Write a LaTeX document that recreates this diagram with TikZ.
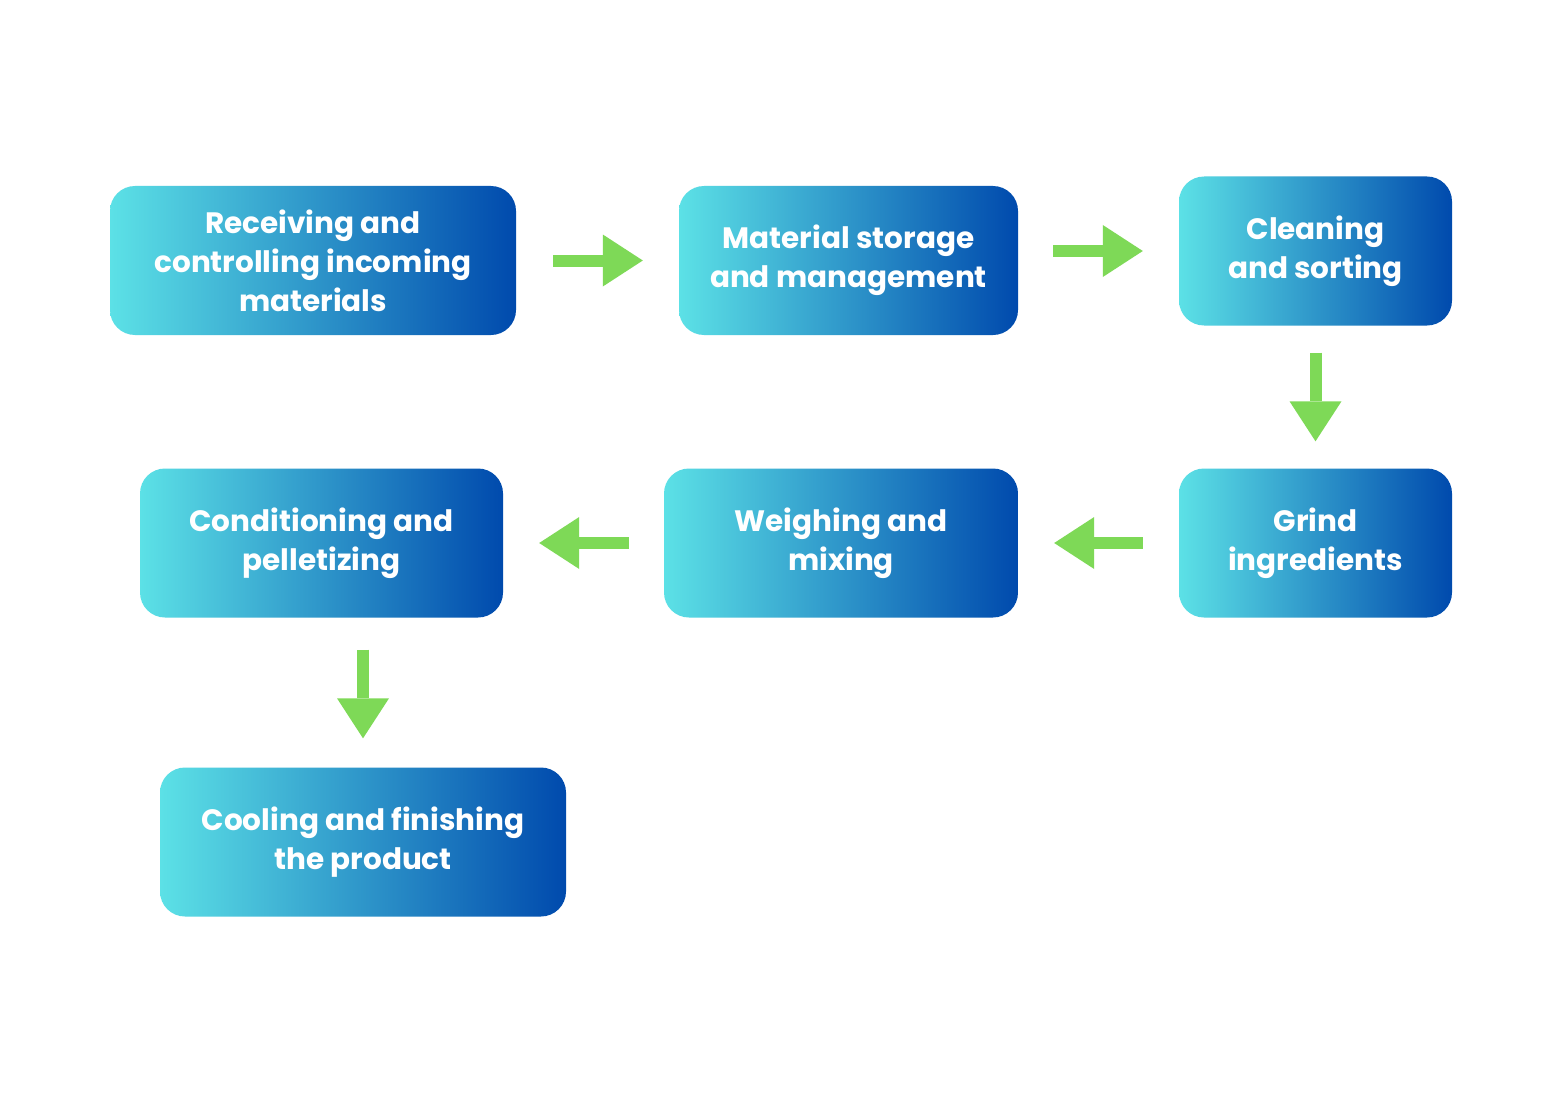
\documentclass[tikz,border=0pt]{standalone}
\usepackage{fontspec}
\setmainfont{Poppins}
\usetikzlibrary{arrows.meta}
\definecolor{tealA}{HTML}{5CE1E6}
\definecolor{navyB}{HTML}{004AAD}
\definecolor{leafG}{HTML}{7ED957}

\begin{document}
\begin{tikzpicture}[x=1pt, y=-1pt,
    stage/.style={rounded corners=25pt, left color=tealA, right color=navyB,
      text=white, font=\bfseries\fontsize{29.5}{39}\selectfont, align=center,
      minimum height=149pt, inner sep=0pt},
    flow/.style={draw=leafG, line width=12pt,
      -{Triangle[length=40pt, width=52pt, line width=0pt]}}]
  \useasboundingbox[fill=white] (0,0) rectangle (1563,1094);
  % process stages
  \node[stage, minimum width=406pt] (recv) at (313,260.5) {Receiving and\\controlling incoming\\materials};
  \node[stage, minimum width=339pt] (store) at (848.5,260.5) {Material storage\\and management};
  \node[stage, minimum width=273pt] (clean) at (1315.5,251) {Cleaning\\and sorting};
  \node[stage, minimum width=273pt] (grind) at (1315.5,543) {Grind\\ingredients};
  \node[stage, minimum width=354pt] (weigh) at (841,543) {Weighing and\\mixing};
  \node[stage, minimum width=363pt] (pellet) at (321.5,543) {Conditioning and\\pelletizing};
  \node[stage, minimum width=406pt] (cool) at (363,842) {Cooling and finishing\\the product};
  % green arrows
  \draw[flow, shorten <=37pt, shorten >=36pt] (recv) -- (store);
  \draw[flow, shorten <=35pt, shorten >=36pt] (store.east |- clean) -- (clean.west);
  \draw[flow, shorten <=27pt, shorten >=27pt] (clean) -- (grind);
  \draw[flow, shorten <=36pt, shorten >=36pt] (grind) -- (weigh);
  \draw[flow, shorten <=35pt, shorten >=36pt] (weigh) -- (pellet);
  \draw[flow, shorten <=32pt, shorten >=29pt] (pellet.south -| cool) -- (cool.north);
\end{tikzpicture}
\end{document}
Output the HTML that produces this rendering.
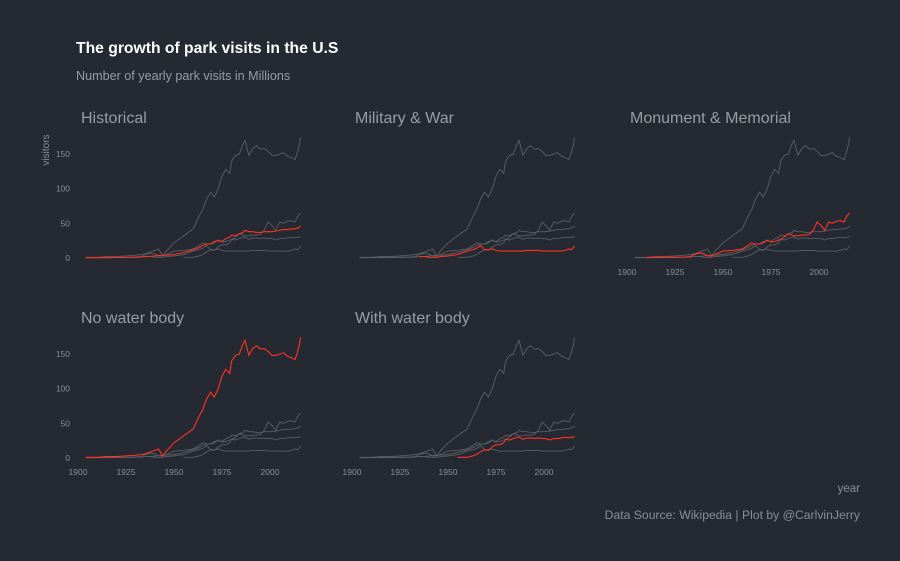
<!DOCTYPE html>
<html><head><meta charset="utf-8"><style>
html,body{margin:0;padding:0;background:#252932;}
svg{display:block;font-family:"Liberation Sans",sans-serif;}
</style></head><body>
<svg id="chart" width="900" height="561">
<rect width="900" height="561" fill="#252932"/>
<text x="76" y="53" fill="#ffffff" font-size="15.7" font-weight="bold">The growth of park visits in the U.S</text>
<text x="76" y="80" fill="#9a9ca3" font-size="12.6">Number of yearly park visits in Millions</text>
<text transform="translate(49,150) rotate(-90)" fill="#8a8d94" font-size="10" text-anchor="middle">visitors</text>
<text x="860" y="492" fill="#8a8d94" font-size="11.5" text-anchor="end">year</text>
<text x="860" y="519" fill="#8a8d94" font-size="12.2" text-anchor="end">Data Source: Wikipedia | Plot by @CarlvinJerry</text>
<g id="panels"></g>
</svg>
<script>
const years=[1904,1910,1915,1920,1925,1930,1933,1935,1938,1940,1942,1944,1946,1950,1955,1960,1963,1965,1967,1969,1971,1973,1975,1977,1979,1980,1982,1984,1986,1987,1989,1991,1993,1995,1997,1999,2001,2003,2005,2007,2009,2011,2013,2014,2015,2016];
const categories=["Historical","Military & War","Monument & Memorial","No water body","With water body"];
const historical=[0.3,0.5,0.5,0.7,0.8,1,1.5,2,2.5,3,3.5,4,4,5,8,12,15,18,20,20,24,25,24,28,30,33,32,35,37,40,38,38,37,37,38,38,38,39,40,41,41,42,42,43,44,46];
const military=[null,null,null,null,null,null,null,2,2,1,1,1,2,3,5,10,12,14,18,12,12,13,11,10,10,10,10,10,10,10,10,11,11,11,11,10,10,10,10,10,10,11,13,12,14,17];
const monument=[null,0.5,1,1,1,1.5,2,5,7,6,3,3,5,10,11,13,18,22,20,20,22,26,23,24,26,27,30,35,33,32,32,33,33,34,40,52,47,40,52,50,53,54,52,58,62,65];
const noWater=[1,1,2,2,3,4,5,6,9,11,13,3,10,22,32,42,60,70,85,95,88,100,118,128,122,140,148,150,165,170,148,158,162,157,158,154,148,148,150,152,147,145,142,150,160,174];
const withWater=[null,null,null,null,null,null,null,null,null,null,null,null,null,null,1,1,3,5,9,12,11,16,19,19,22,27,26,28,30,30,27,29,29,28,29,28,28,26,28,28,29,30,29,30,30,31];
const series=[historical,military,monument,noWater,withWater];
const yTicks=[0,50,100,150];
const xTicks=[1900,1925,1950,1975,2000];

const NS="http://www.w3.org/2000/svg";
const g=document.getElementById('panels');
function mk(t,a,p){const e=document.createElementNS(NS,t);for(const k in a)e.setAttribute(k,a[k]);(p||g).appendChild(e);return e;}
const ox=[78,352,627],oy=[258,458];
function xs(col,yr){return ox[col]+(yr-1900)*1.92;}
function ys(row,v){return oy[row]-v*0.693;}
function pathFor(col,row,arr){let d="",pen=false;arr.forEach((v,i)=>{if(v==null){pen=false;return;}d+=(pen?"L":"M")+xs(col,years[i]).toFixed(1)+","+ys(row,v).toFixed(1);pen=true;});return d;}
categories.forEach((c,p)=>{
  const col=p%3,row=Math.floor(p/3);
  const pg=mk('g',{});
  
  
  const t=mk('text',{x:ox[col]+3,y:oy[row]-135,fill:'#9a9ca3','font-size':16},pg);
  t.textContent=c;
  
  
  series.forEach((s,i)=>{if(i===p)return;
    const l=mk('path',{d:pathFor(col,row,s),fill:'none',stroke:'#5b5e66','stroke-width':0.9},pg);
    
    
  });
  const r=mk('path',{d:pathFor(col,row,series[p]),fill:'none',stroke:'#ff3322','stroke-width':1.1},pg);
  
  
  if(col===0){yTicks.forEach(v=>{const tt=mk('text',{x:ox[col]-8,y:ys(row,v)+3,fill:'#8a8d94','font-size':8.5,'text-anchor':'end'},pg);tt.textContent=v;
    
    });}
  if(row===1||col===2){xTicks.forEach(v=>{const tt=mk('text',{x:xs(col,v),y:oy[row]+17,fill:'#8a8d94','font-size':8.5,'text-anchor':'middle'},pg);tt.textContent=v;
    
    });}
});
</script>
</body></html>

-=-=-=-=-

REQUEST: Quote every record above exactly, leaving out the pictures.

EXERCISE ANSWER:
Write a LaTeX document that recreates this diagram with TikZ.
\documentclass[tikz,border=0pt]{standalone}
\usepackage{fontspec}
\setmainfont{Poppins}
\usetikzlibrary{arrows.meta}
\definecolor{tealA}{HTML}{5CE1E6}
\definecolor{navyB}{HTML}{004AAD}
\definecolor{leafG}{HTML}{7ED957}

\begin{document}
\begin{tikzpicture}[x=1pt, y=-1pt,
    stage/.style={rounded corners=25pt, left color=tealA, right color=navyB,
      text=white, font=\bfseries\fontsize{29.5}{39}\selectfont, align=center,
      minimum height=149pt, inner sep=0pt},
    flow/.style={draw=leafG, line width=12pt,
      -{Triangle[length=40pt, width=52pt, line width=0pt]}}]
  \useasboundingbox[fill=white] (0,0) rectangle (1563,1094);
  % process stages
  \node[stage, minimum width=406pt] (recv) at (313,260.5) {Receiving and\\controlling incoming\\materials};
  \node[stage, minimum width=339pt] (store) at (848.5,260.5) {Material storage\\and management};
  \node[stage, minimum width=273pt] (clean) at (1315.5,251) {Cleaning\\and sorting};
  \node[stage, minimum width=273pt] (grind) at (1315.5,543) {Grind\\ingredients};
  \node[stage, minimum width=354pt] (weigh) at (841,543) {Weighing and\\mixing};
  \node[stage, minimum width=363pt] (pellet) at (321.5,543) {Conditioning and\\pelletizing};
  \node[stage, minimum width=406pt] (cool) at (363,842) {Cooling and finishing\\the product};
  % green arrows
  \draw[flow, shorten <=37pt, shorten >=36pt] (recv) -- (store);
  \draw[flow, shorten <=35pt, shorten >=36pt] (store.east |- clean) -- (clean.west);
  \draw[flow, shorten <=27pt, shorten >=27pt] (clean) -- (grind);
  \draw[flow, shorten <=36pt, shorten >=36pt] (grind) -- (weigh);
  \draw[flow, shorten <=35pt, shorten >=36pt] (weigh) -- (pellet);
  \draw[flow, shorten <=32pt, shorten >=29pt] (pellet.south -| cool) -- (cool.north);
\end{tikzpicture}
\end{document}
Output the HTML that produces this rendering.
<!DOCTYPE html>
<html><head><meta charset="utf-8"><style>
html,body{margin:0;padding:0;background:#252932;}
svg{display:block;font-family:"Liberation Sans",sans-serif;}
</style></head><body>
<svg id="chart" width="900" height="561">
<rect width="900" height="561" fill="#252932"/>
<text x="76" y="53" fill="#ffffff" font-size="15.7" font-weight="bold">The growth of park visits in the U.S</text>
<text x="76" y="80" fill="#9a9ca3" font-size="12.6">Number of yearly park visits in Millions</text>
<text transform="translate(49,150) rotate(-90)" fill="#8a8d94" font-size="10" text-anchor="middle">visitors</text>
<text x="860" y="492" fill="#8a8d94" font-size="11.5" text-anchor="end">year</text>
<text x="860" y="519" fill="#8a8d94" font-size="12.2" text-anchor="end">Data Source: Wikipedia | Plot by @CarlvinJerry</text>
<g id="panels"></g>
</svg>
<script>
const years=[1904,1910,1915,1920,1925,1930,1933,1935,1938,1940,1942,1944,1946,1950,1955,1960,1963,1965,1967,1969,1971,1973,1975,1977,1979,1980,1982,1984,1986,1987,1989,1991,1993,1995,1997,1999,2001,2003,2005,2007,2009,2011,2013,2014,2015,2016];
const categories=["Historical","Military & War","Monument & Memorial","No water body","With water body"];
const historical=[0.3,0.5,0.5,0.7,0.8,1,1.5,2,2.5,3,3.5,4,4,5,8,12,15,18,20,20,24,25,24,28,30,33,32,35,37,40,38,38,37,37,38,38,38,39,40,41,41,42,42,43,44,46];
const military=[null,null,null,null,null,null,null,2,2,1,1,1,2,3,5,10,12,14,18,12,12,13,11,10,10,10,10,10,10,10,10,11,11,11,11,10,10,10,10,10,10,11,13,12,14,17];
const monument=[null,0.5,1,1,1,1.5,2,5,7,6,3,3,5,10,11,13,18,22,20,20,22,26,23,24,26,27,30,35,33,32,32,33,33,34,40,52,47,40,52,50,53,54,52,58,62,65];
const noWater=[1,1,2,2,3,4,5,6,9,11,13,3,10,22,32,42,60,70,85,95,88,100,118,128,122,140,148,150,165,170,148,158,162,157,158,154,148,148,150,152,147,145,142,150,160,174];
const withWater=[null,null,null,null,null,null,null,null,null,null,null,null,null,null,1,1,3,5,9,12,11,16,19,19,22,27,26,28,30,30,27,29,29,28,29,28,28,26,28,28,29,30,29,30,30,31];
const series=[historical,military,monument,noWater,withWater];
const yTicks=[0,50,100,150];
const xTicks=[1900,1925,1950,1975,2000];

const NS="http://www.w3.org/2000/svg";
const g=document.getElementById('panels');
function mk(t,a,p){const e=document.createElementNS(NS,t);for(const k in a)e.setAttribute(k,a[k]);(p||g).appendChild(e);return e;}
const ox=[78,352,627],oy=[258,458];
function xs(col,yr){return ox[col]+(yr-1900)*1.92;}
function ys(row,v){return oy[row]-v*0.693;}
function pathFor(col,row,arr){let d="",pen=false;arr.forEach((v,i)=>{if(v==null){pen=false;return;}d+=(pen?"L":"M")+xs(col,years[i]).toFixed(1)+","+ys(row,v).toFixed(1);pen=true;});return d;}
categories.forEach((c,p)=>{
  const col=p%3,row=Math.floor(p/3);
  const pg=mk('g',{});
  
  
  const t=mk('text',{x:ox[col]+3,y:oy[row]-135,fill:'#9a9ca3','font-size':16},pg);
  t.textContent=c;
  
  
  series.forEach((s,i)=>{if(i===p)return;
    const l=mk('path',{d:pathFor(col,row,s),fill:'none',stroke:'#5b5e66','stroke-width':0.9},pg);
    
    
  });
  const r=mk('path',{d:pathFor(col,row,series[p]),fill:'none',stroke:'#ff3322','stroke-width':1.1},pg);
  
  
  if(col===0){yTicks.forEach(v=>{const tt=mk('text',{x:ox[col]-8,y:ys(row,v)+3,fill:'#8a8d94','font-size':8.5,'text-anchor':'end'},pg);tt.textContent=v;
    
    });}
  if(row===1||col===2){xTicks.forEach(v=>{const tt=mk('text',{x:xs(col,v),y:oy[row]+17,fill:'#8a8d94','font-size':8.5,'text-anchor':'middle'},pg);tt.textContent=v;
    
    });}
});
</script>
</body></html>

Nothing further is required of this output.